AIM OF THE TASK ::
Each line from the top of the listing through the one holding "west) -- ([yshift=-#2pt]#1.north" should be restated word for word, with nothing added and no pictures.

DATA SEGMENT ::
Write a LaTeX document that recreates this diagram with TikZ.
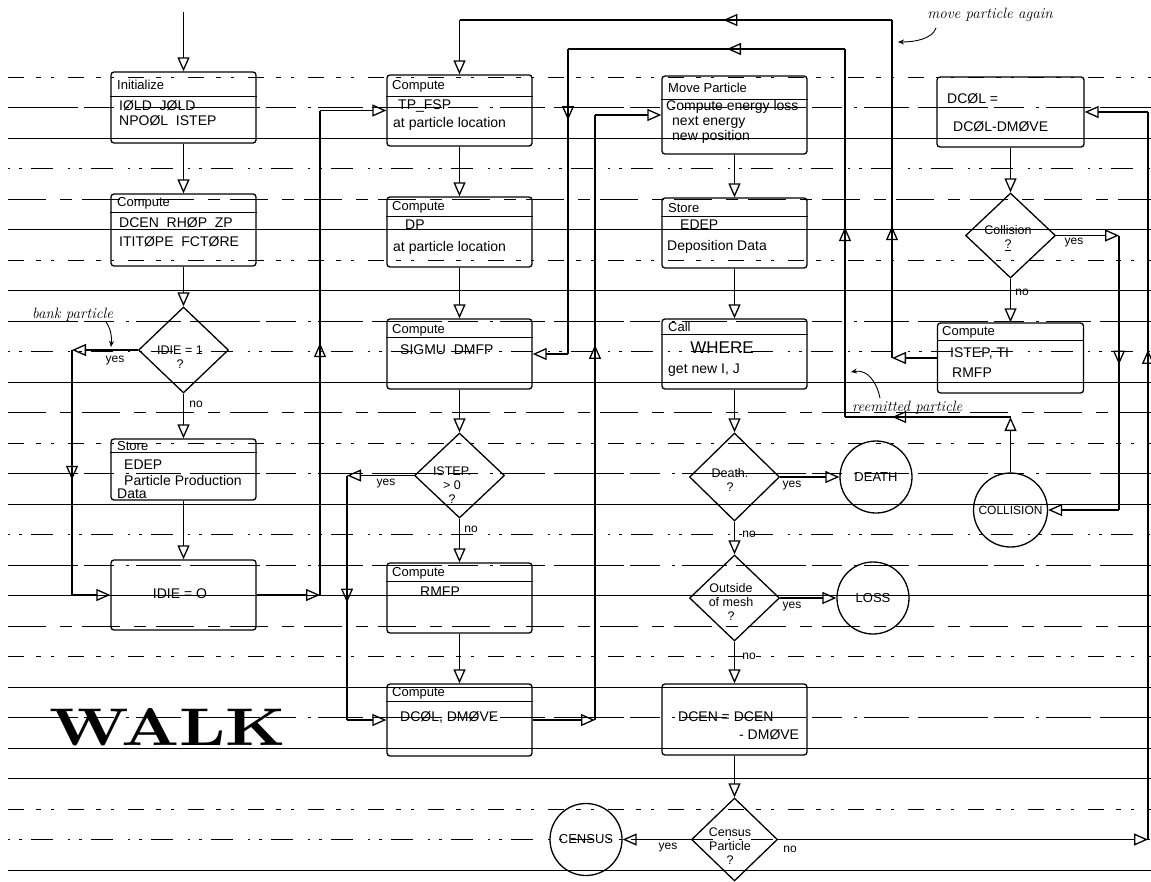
\documentclass[tikz,border=0pt]{standalone}
\usepackage{fontspec}
\usepackage{graphicx}
\usetikzlibrary{arrows.meta,shapes.geometric,decorations.markings}
\newfontfamily\hand{Liberation Sans}

% header divider inside a box, #2 pt below its top edge
\newcommand{\splitline}[2]{\draw[divline] ([yshift=-#2pt]#1.north west) -- ([yshift=-#2pt]#1.north east);}

\begin{document}
\begin{tikzpicture}[
  x=1pt, y=-1pt,
  >={Triangle[open,length=14pt,width=12pt]},
  flow/.style={line width=1.3pt},
  box/.style={draw, line width=1.3pt, rounded corners=3pt, inner sep=0pt, minimum width=145pt},
  dia/.style={draw, diamond, line width=1.3pt, inner sep=0pt, minimum width=90pt, minimum height=86pt},
  term/.style={draw, circle, line width=1.3pt, inner sep=0pt, minimum size=72pt, font=\hand\fontsize{13}{14}\selectfont},
  head/.style={anchor=west, inner sep=0pt, font=\hand\fontsize{13}{14}\selectfont},
  txt/.style={anchor=west, inner sep=0pt, font=\hand\fontsize{14}{15}\selectfont},
  dtxt/.style={align=center, inner sep=0pt, font=\hand\fontsize{12.5}{14}\selectfont},
  yn/.style={inner sep=0pt, font=\hand\fontsize{12}{13}\selectfont},
  note/.style={inner sep=0pt, font=\itshape\fontsize{15}{17}\selectfont},
  divline/.style={line width=1.1pt},
  rule/.style={line width=0.65pt},
  ra/.style={dash pattern=on 70pt off 6pt on 30pt off 12pt on 3pt off 7pt on 45pt off 9pt},
  rb/.style={dash pattern=on 16pt off 12pt on 5pt off 10pt on 3pt off 14pt},
  rc/.style={dash pattern=on 2pt off 9pt on 3pt off 9pt on 22pt off 15pt},
  rd/.style={dash pattern=on 38pt off 14pt on 12pt off 10pt},
  midtip/.style={postaction={decorate}, decoration={markings, mark=at position #1 with {\arrow{>}}}},
  pointer/.style={line width=0.9pt, -{Stealth[length=6pt,width=5pt]}},
]
\useasboundingbox (0,0) rectangle (1151,881);

% ruled sheet lines
\foreach \ry/\rs in {77/rb, 107.5/ra, 138/solid, 168.5/rc, 199/rd, 229.5/solid, 260/rb,
  290.5/solid, 321/ra, 351.5/rc, 382/solid, 412.5/rd, 443/rb, 473.5/ra, 504/solid,
  534.5/rc, 565/ra, 595.5/solid, 626/rd, 656.5/rb, 687/solid, 717.5/ra, 748/solid,
  778.5/solid, 809/rb, 839.5/rc, 870/solid}
  \draw[rule,\rs] (8,\ry) -- (1151,\ry);

% ---------------- left column ----------------
\coordinate (entry) at (183.5,12);
\node[box, minimum height=71pt] (init) at (183.5,107.5) {};
\splitline{init}{25}
\node[head] (initH) at (117,85) {Initialize};
\node[txt] (initA) at (119,106) {IØLD\ \ JØLD};
\node[txt] (initB) at (119,121) {NPOØL\ \ ISTEP};

\node[box, minimum height=72pt] (dcen) at (183.5,230) {};
\splitline{dcen}{19}
\node[head] (dcenH) at (117,203) {Compute};
\node[txt] (dcenA) at (119,224) {DCEN\_RHØP\_ZP};
\node[txt] (dcenB) at (119,242) {ITITØPE\ \ FCTØRE};

\node[dia] (dIdie) at (183.5,350) {};
\node[dtxt] (dIdieT) at (180,357) {IDIE = 1\\?};

\node[box, minimum height=61pt] (store1) at (183.5,469.5) {};
\splitline{store1}{14}
\node[head] (store1H) at (117,446) {Store};
\node[txt] (store1A) at (124,465) {EDEP};
\node[txt] (store1B) at (124,480) {Particle Production};
\node[txt] (store1C) at (117,494) {Data};

\node[box, minimum height=70pt] (idie0) at (183.5,595) {};
\node[txt, anchor=center] (idie0T) at (180,594) {IDIE = O};

% ---------------- second column ----------------
\node[box, minimum height=71pt] (tpfsp) at (459.5,110.5) {};
\splitline{tpfsp}{22}
\node[head] (tpfspH) at (392,86) {Compute};
\node[txt] (tpfspA) at (398,106) {TP\_FSP};
\node[txt] (tpfspB) at (393,124) {at particle location};

\node[box, minimum height=70pt] (dp) at (459.5,232) {};
\splitline{dp}{20}
\node[head] (dpH) at (392,207) {Compute};
\node[txt] (dpA) at (405,225) {DP};
\node[txt] (dpB) at (393,248) {at particle location};

\node[box, minimum height=70pt] (sigmu) at (459.5,354) {};
\splitline{sigmu}{19}
\node[head] (sigmuH) at (392,330) {Compute};
\node[txt] (sigmuA) at (400,350) {SIGMU\ \ DMFP};

\node[dia, minimum height=85pt] (dIstep) at (459.5,475.5) {};
\node[dtxt] (dIstepT) at (452,485) {ISTEP.\\{>} 0\\?};

\node[box, minimum height=70pt] (rmfp) at (459.5,598) {};
\splitline{rmfp}{19}
\node[head] (rmfpH) at (392,573) {Compute};
\node[txt] (rmfpA) at (420,592) {RMFP};

\node[box, minimum height=72pt] (dcol) at (459.5,720) {};
\splitline{dcol}{18}
\node[head] (dcolH) at (392,693) {Compute};
\node[txt] (dcolA) at (400,717) {DCØL, DMØVE};

\node[inner sep=0pt] (walk) at (168,727) {\resizebox{236pt}{37pt}{\bfseries WALK}};

% ---------------- third column ----------------
\node[box, minimum height=78pt] (move) at (734.5,115) {};
\splitline{move}{24}
\node[head] (moveH) at (668,88) {Move Particle};
\node[txt] (moveA) at (666,107) {Compute energy loss};
\node[txt] (moveB) at (672,122) {next energy};
\node[txt] (moveC) at (672,137) {new position};

\node[box, minimum height=70pt] (store2) at (734.5,233) {};
\splitline{store2}{19}
\node[head] (store2H) at (668,208) {Store};
\node[txt] (store2A) at (680,225) {EDEP};
\node[txt] (store2B) at (667,247) {Deposition Data};

\node[box, minimum height=70pt] (call) at (734.5,354) {};
\splitline{call}{16}
\node[head] (callH) at (668,327) {Call};
\node[txt, anchor=center, font=\hand\fontsize{17}{18}\selectfont] (callA) at (722,348) {WHERE};
\node[txt] (callB) at (668,370) {get new I, J};

\node[dia, minimum height=88pt] (dDeath) at (734.5,477) {};
\node[dtxt] (dDeathT) at (730,480) {Death.\\?};
\node[term] (death) at (876,477) {DEATH};

\node[dia] (dOut) at (734.5,598) {};
\node[dtxt] (dOutT) at (731,602) {Outside\\of mesh\\?};
\node[term] (loss) at (873,598) {LOSS};

\node[box, minimum height=71pt] (dcenbox) at (734.5,719.5) {};
\node[txt] (dcenboxA) at (678,717) {DCEN = DCEN};
\node[txt] (dcenboxB) at (739,735) {- DMØVE};

\node[dia, minimum width=86pt, minimum height=83pt] (dCensus) at (734.5,839.5) {};
\node[dtxt] (dCensusT) at (730,846) {Census\\Particle\\?};
\node[term] (census) at (586,839.5) {CENSUS};

% ---------------- right column ----------------
\node[box, minimum width=147pt, minimum height=70pt] (dcolbox) at (1010.5,112) {};
\node[txt] (dcolboxA) at (947,99) {DCØL =};
\node[txt] (dcolboxB) at (953,127) {DCØL-DMØVE};

\node[dia, minimum height=85pt] (dColl) at (1010.5,235.5) {};
\node[dtxt] (dCollT) at (1008,238) {Collision\\\underline{?}};

\node[box, minimum width=146pt, minimum height=70pt] (istep) at (1010.5,358) {};
\splitline{istep}{18}
\node[head] (istepH) at (942,332) {Compute};
\node[txt] (istepA) at (950,354) {ISTEP, TI};
\node[txt] (istepB) at (952,373) {RMFP};

\node[term, minimum size=74pt, font=\hand\fontsize{12}{13}\selectfont] (collision) at (1010.5,510) {COLLISION};

% ---------------- connectors ----------------
\draw[flow,->] (entry) -- (init);
\draw[flow,->] (init) -- (dcen);
\draw[flow,->] (dcen) -- (dIdie);
\draw[flow,->] (dIdie) -- (store1);
\draw[flow,->] (store1) -- (idie0);

\coordinate (bankTop) at (72,350);
\coordinate (bankBot) at (72,595);
\draw[flow,->] (dIdie.west) -- (bankTop);
\draw[flow,midtip=0.53] (bankTop) -- (bankBot);
\draw[flow,->] (bankBot) -- (idie0.west);

\coordinate (riseBot) at (320,595);
\coordinate (riseTop) at (320,110.5);
\draw[flow,->] (idie0.east) -- (riseBot);
\draw[flow,midtip=0.52] (riseBot) -- (riseTop);
\draw[flow,->] (riseTop) -- (tpfsp.west);

\draw[flow,->] (tpfsp) -- (dp);
\draw[flow,->] (dp) -- (sigmu);
\draw[flow,->] (sigmu) -- (dIstep);
\draw[flow,->] (dIstep) -- (rmfp);
\draw[flow,->] (rmfp) -- (dcol);

\coordinate (skipTop) at (347,475.5);
\coordinate (skipBot) at (347,720);
\draw[flow,->] (dIstep.west) -- (skipTop);
\draw[flow,midtip=0.52] (skipTop) -- (skipBot);
\draw[flow,->] (skipBot) -- (dcol.west);

\coordinate (moveBot) at (595,720);
\coordinate (moveTop) at (595,115);
\draw[flow,->] (dcol.east) -- (moveBot);
\draw[flow,midtip=0.62] (moveBot) -- (moveTop);
\draw[flow,->] (moveTop) -- (move.west);

\draw[flow,->] (move) -- (store2);
\draw[flow,->] (store2) -- (call);
\draw[flow,->] (call) -- (dDeath);
\draw[flow,->] (dDeath.east) -- (death);
\draw[flow,->] (dDeath) -- (dOut);
\draw[flow,->] (dOut.east) -- (loss);
\draw[flow,->] (dOut) -- (dcenbox);
\draw[flow,->] (dcenbox) -- (dCensus);
\draw[flow,->] (dCensus.west) -- (census);

\coordinate (backBot) at (1148,839.5);
\coordinate (backTop) at (1148,112);
\draw[flow,->] (dCensus.east) -- (backBot);
\draw[flow,midtip=0.673] (backBot) -- (backTop);
\draw[flow,->] (backTop) -- (dcolbox.east);

\draw[flow,->] (dcolbox) -- (dColl);
\coordinate (hitTop) at (1119,235.5);
\coordinate (hitBot) at (1119,510);
\draw[flow,->] (dColl.east) -- (hitTop);
\draw[flow,midtip=0.47] (hitTop) -- (hitBot);
\draw[flow,->] (hitBot) -- (collision.east);
\draw[flow,->] (dColl) -- (istep);

\coordinate (againLow) at (892,358);
\coordinate (againHigh) at (892,20);
\coordinate (againEnd) at (459.5,20);
\draw[flow,->] (istep.west) -- (againLow);
\draw[flow,midtip=0.39] (againLow) -- (againHigh);
\draw[flow,midtip=0.39] (againHigh) -- (againEnd);
\draw[flow,->] (againEnd) -- (tpfsp.north);

\coordinate (reA) at (1010.5,417);
\coordinate (reB) at (845,417);
\coordinate (reC) at (845,49);
\coordinate (reD) at (568,49);
\coordinate (reE) at (568,354);
\draw[flow,->] (collision.north) -- (reA);
\draw[flow,midtip=0.715] (reA) -- (reB);
\draw[flow,midtip=0.516] (reB) -- (reC);
\draw[flow,midtip=0.426] (reC) -- (reD);
\draw[flow,midtip=0.233] (reD) -- (reE);
\draw[flow,->] (reE) -- (sigmu.east);

% ---------------- branch labels ----------------
\node[yn] (yIdie) at (115,361) {yes};
\node[yn] (nIdie) at (196,404) {no};
\node[yn] (yIstep) at (386,484) {yes};
\node[yn] (nIstep) at (471,529) {no};
\node[yn] (yDeath) at (792,486) {yes};
\node[yn] (nDeath) at (749,534) {no};
\node[yn] (yOut) at (792,607) {yes};
\node[yn] (nOut) at (749,656) {no};
\node[yn] (yCensus) at (668,848) {yes};
\node[yn] (nCensus) at (790,849) {no};
\node[yn] (yColl) at (1074,243) {yes};
\node[yn] (nColl) at (1022,292) {no};

% ---------------- handwritten notes ----------------
\node[note, anchor=base west] (bankNote) at (32,318) {bank particle};
\coordinate (bankFrom) at (106,322);
\coordinate (bankTip) at (111,347);
\draw[pointer] (bankFrom) .. controls (111,329) and (112,337) .. (bankTip);

\node[note] (againNote) at (990,15) {move particle again};
\coordinate (againFrom) at (936,28);
\coordinate (againTip) at (898,42);
\draw[pointer] (againFrom) .. controls (932,39) and (915,42) .. (againTip);

\node[note, anchor=base west] (reNote) at (852,411) {reemitted particle};
\coordinate (reFrom) at (880,398);
\coordinate (reTip) at (851,372);
\draw[pointer] (reFrom) .. controls (877,383) and (868,369) .. (reTip);
\end{tikzpicture}
\end{document}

PROBLEM SOLUTION ::
Write a LaTeX document that recreates this diagram with TikZ.
\documentclass[tikz,border=0pt]{standalone}
\usepackage{fontspec}
\usepackage{graphicx}
\usetikzlibrary{arrows.meta,shapes.geometric,decorations.markings}
\newfontfamily\hand{Liberation Sans}

% header divider inside a box, #2 pt below its top edge
\newcommand{\splitline}[2]{\draw[divline] ([yshift=-#2pt]#1.north west) -- ([yshift=-#2pt]#1.north east);}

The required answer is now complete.